A couple other observations about Germany: the Schengel treaty means I didn't get any new stamps in my passport. :-( Once I cross into Hungary or Germany, I can essentially go wherever I want without having my passport checked at all.

One thing that really, really bothered me was that NOBODY CHECKED MY IDENTIFICATION AT THE AIRPORT. Not a single person! We left the secure area in the Dusseldorf airport on the way there, then had to go back through security and get chewed out for not speaking German by the woman who searched us.
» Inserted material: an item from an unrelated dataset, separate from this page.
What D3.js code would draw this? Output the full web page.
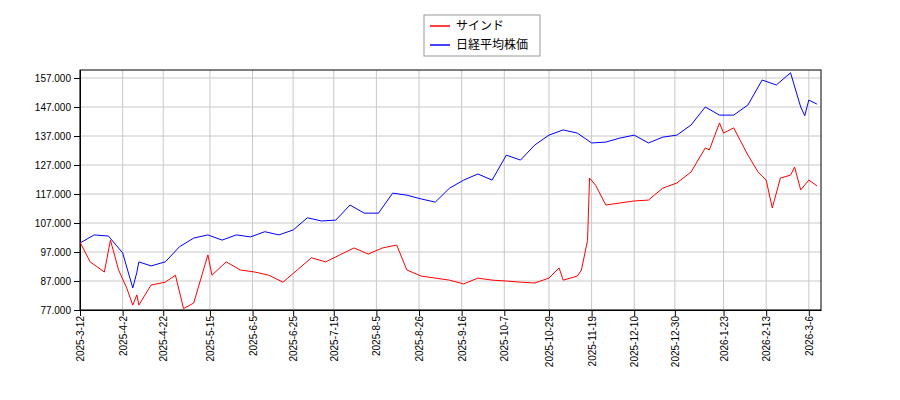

In retrospect, I should have pointed out that if they had asked for our ID like real security guards, they would have realized we weren't German.

The point is, anyone could have taken my boarding pass and gotten on the plane. After I passed security, if a man had stolen my boarding pass, he could have taken my place without a hitch, since the airport staff just has everyone scan their own pass as they get on board--no one even looks at the data as it's passing through. It was very disturbing to me. It was true in Dusseldorf, Dresden, and Munchen--all three German airports we passed through.

One last note: even though I was in Germany, and even though I didn't ever get around to opening my Romanian language book, I seem to have broken through to a new level in Romanian. Having to communicate so much in Romanian with our fellow travelers helped me make a breakthrough, and it's suddenly easy to express myself. I'm really pleased! Now if only I could figure out the rest of the possessive pronouns...

1 comment:

  1. One other observation: NO FREE INTERNET in Germany. Not even at McDonald's.